Ceci est évidemment corroboré par le titre du livre, un commandement tiré du Talmud qui fait obligation de tuer quiconque venant le faire, et qui ne s’adresse évidemment qu’aux juifs, mais en Israël, il n’a jusqu’à présent jamais été invoqué contre les Allemands. Le Talmud contredit ainsi le commandement biblique : «Tu ne tueras point !», mais on n’en est pas à un paradoxe près.
D’un point de vue moral ou juridique, il est déjà difficile de détecter celui dont l’intention homicide est clairement établie au point d’en justifier l’élimination préalable, mais la question de la réparation des torts qu’un juif aurait causés et qui mettrait fin à toute hostilité à son encontre ne se pose aux yeux de ce commandement du Talmud même pas. Appliqué à l’échelle des nations, ce commandement confère à l’Etat d’Israël ce que celui-ci nomme le droit de se protéger, en frappant ceux qu’il considère comme ses ennemis partout où ils se trouvent, et en menant contre eux des guerres préventives quelles qu’en soient les raisons, sans se soumettre aux nécessités de recourir à d’autres moyens tels que la diplomatie ou la négociation.

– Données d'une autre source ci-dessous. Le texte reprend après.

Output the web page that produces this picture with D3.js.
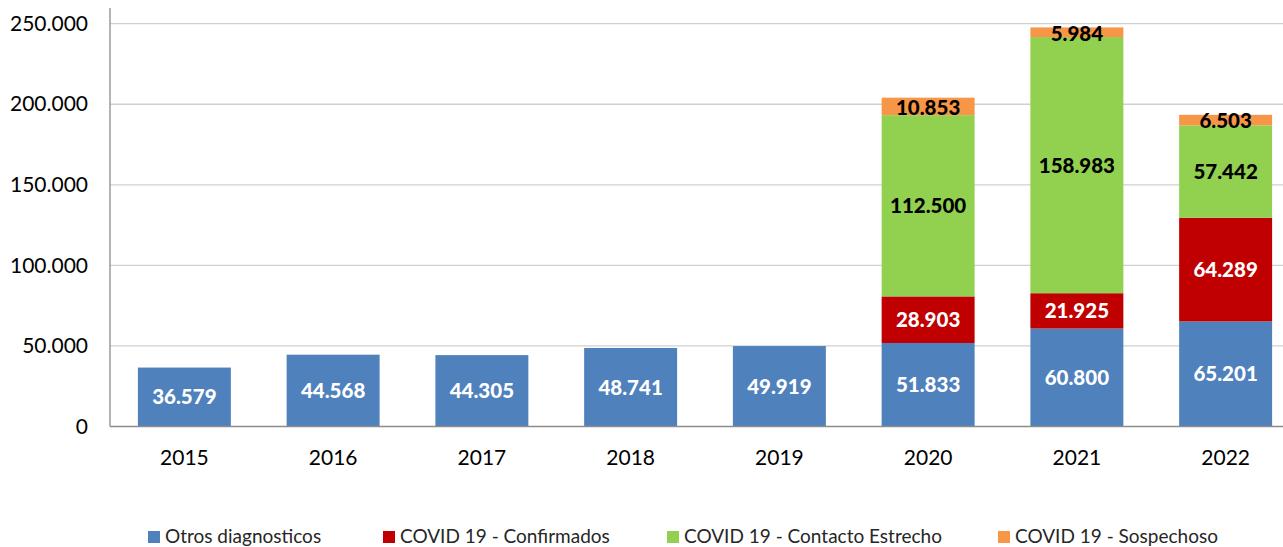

Les assassinats n’apportent pas la sécurité
Une telle doctrine qui ignore le droit international lui confère depuis sa création le caractère belliqueux qui est le sien et dont il ne s’est jamais départi. Il n’empêche! L’ancien chef du Mossad Meïr Dagan, un dur qui n’en est pas à un meurtre près, reconnaît qu’en dépit des moyens létaux désormais disponibles liés à la supérorité technoscientifique israélienne et américaine, les assassinats ciblés ne résoudront pas le conflit et n’apporteront pas la sécurité requise, que seul un accord politique serait à même de garantir.
* Médecin de libre pratique.
«Rise and Kill First: The Secret History of Israel’s Targeted Assassinations» (Levez-vous et tuez : l’histoire secrète des assassinats ciblés d’Israël), Ronen Bergman, éd. Hodder & Stoughton, 2018.